Exercise: Carry none of the pictures over; write out the complete data exactly.

Data provided:
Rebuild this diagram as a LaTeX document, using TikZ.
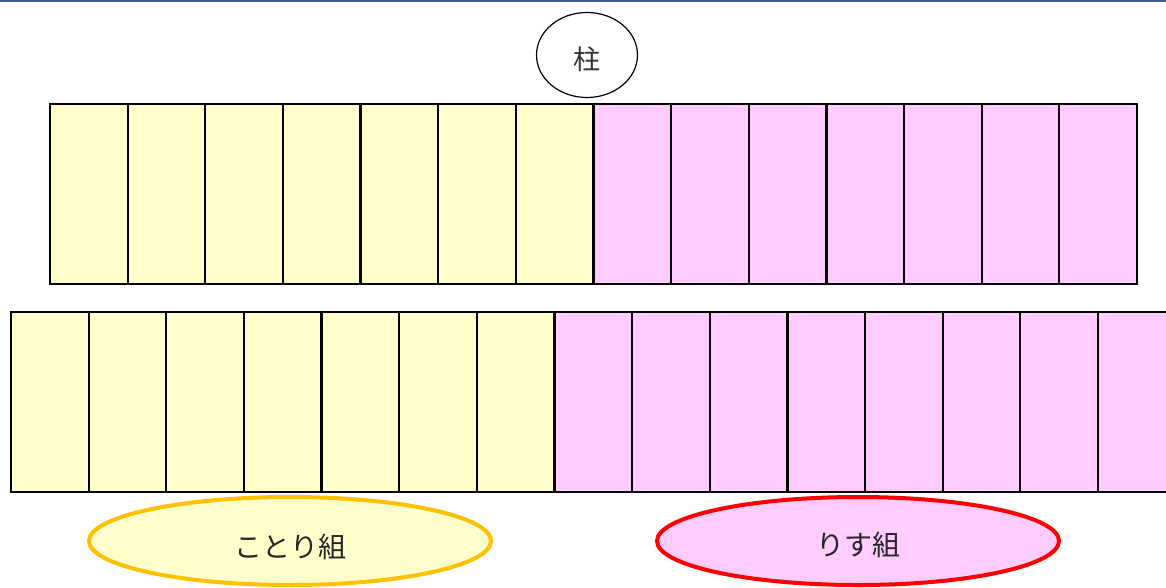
\documentclass[tikz,border=0pt]{standalone}
\usepackage{fontspec}
\usetikzlibrary{shapes.geometric}
\newfontfamily\jp{Noto Sans CJK JP}
\definecolor{ylw}{HTML}{FFFFCC}
\definecolor{pnk}{HTML}{FFCCFF}
\definecolor{topblue}{HTML}{3F5F8F}
\definecolor{orng}{HTML}{FFC000}
\begin{document}
\begin{tikzpicture}[x=1pt,y=-1pt,
  cell/.style={draw=black,line width=2.2pt,minimum width=77.64pt,minimum height=180pt,anchor=north west,inner sep=0pt,outer sep=0pt},
  grp/.style={ellipse,line width=4pt,minimum width=402pt,minimum height=88pt,inner sep=0pt},
  grplabel/.style={font=\jp\fontsize{28}{32}\selectfont,text=black!85}]
\useasboundingbox (0,0) rectangle (1166,587);
\clip (0,0) rectangle (1166,587);
\fill[topblue] (0,0) rectangle (1166,2);
\foreach \i in {0,...,13}{
  \pgfmathsetmacro{\xx}{50+77.64*\i}
  \ifnum\i<7 \def\fc{ylw}\else\def\fc{pnk}\fi
  \node[cell,fill=\fc] (t\i) at (\xx,104) {};
}
\foreach \i in {0,...,14}{
  \pgfmathsetmacro{\xx}{11+77.64*\i}
  \ifnum\i<7 \def\fc{ylw}\else\def\fc{pnk}\fi
  \node[cell,fill=\fc] (b\i) at (\xx,312) {};
}
\node[draw=black,line width=1.2pt,ellipse,minimum width=101pt,minimum height=85pt,inner sep=0pt,font=\jp\fontsize{27}{30}\selectfont,text=black!80] (pillar) at (587,55) {};
\node[font=\jp\fontsize{27}{30}\selectfont,text=black!80] (pillarlabel) at (587,59) {柱};
\node[grp,draw=orng,fill=ylw] (kotori) at (290,541) {};
\node[grplabel] (kotorilabel) at (290,547) {ことり組};
\node[grp,draw=red,fill=pnk] (risu) at (858,541) {};
\node[grplabel] (risulabel) at (858,545) {りす組};
\end{tikzpicture}
\end{document}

Problem solution:
Rebuild this diagram as a LaTeX document, using TikZ.
\documentclass[tikz,border=0pt]{standalone}
\usepackage{fontspec}
\usetikzlibrary{shapes.geometric}
\newfontfamily\jp{Noto Sans CJK JP}
\definecolor{ylw}{HTML}{FFFFCC}
\definecolor{pnk}{HTML}{FFCCFF}
\definecolor{topblue}{HTML}{3F5F8F}
\definecolor{orng}{HTML}{FFC000}
\begin{document}
\begin{tikzpicture}[x=1pt,y=-1pt,
  cell/.style={draw=black,line width=2.2pt,minimum width=77.64pt,minimum height=180pt,anchor=north west,inner sep=0pt,outer sep=0pt},
  grp/.style={ellipse,line width=4pt,minimum width=402pt,minimum height=88pt,inner sep=0pt},
  grplabel/.style={font=\jp\fontsize{28}{32}\selectfont,text=black!85}]
\useasboundingbox (0,0) rectangle (1166,587);
\clip (0,0) rectangle (1166,587);
\fill[topblue] (0,0) rectangle (1166,2);
\foreach \i in {0,...,13}{
  \pgfmathsetmacro{\xx}{50+77.64*\i}
  \ifnum\i<7 \def\fc{ylw}\else\def\fc{pnk}\fi
  \node[cell,fill=\fc] (t\i) at (\xx,104) {};
}
\foreach \i in {0,...,14}{
  \pgfmathsetmacro{\xx}{11+77.64*\i}
  \ifnum\i<7 \def\fc{ylw}\else\def\fc{pnk}\fi
  \node[cell,fill=\fc] (b\i) at (\xx,312) {};
}
\node[draw=black,line width=1.2pt,ellipse,minimum width=101pt,minimum height=85pt,inner sep=0pt,font=\jp\fontsize{27}{30}\selectfont,text=black!80] (pillar) at (587,55) {};
\node[font=\jp\fontsize{27}{30}\selectfont,text=black!80] (pillarlabel) at (587,59) {柱};
\node[grp,draw=orng,fill=ylw] (kotori) at (290,541) {};
\node[grplabel] (kotorilabel) at (290,547) {ことり組};
\node[grp,draw=red,fill=pnk] (risu) at (858,541) {};
\node[grplabel] (risulabel) at (858,545) {りす組};
\end{tikzpicture}
\end{document}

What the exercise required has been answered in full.